There is nothing in the contract of carriage or in the law that impose on anybody to take any flight. In addition the prevailing law in Germany allows out of sequence use of tickets. The fiction that a flight from A to B, change the airplane and the flight from B to C is one flight is just a fiction and most courts will see them for what they are: two flights.
In fact the whole charade is organized and orchestrated by airlines. It is not negotiated to any degree.
The Lufthansa claim of fraud is as bogus as it gets, regardless of any merit of the largest European German airline lawyers filling in a wrong court in their home country - where are the damages? The airline most certainly cannot show that the airplane burned more fuel because it was lighter? Or can they prove that they did not seat anybody else in the empty seat?
How about price gauging by the airline pricing two flights cheaper than just one of the two flight? Where is the discussion or ethics or law on that?
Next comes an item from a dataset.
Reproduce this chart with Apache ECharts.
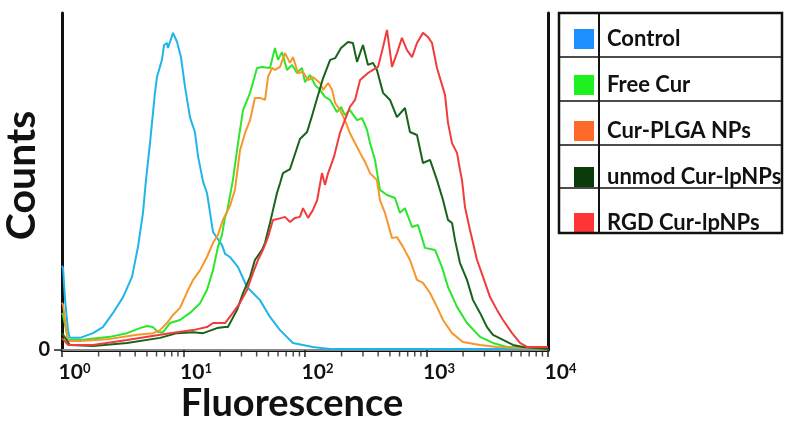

Anyway - last year I bought 9 Lufthansa tix. Lufthansa defrauded me on 7 of them and refused to correct. When legally challenged - Lufthansa provided copies of documentation from different year, with different pax names and different routing.
On the other hand out of many instances of flight cancellation/irregularity LH was the only airline painless in honoring the EU-261 obligations
What has this to do with this thread. Even if what you have written is 100% correct (which is is not), that has nothing to do with OP's question, which is a practical one.
Just as German consumers learned when that country required that tickets be sold which may be flown out of order, such tickets were put up for sale in very short order. But, they are vastly more expensive than "ordinary" tickets. Thus, if asked the consequences of Germany's decision, one would practically say, "little or none."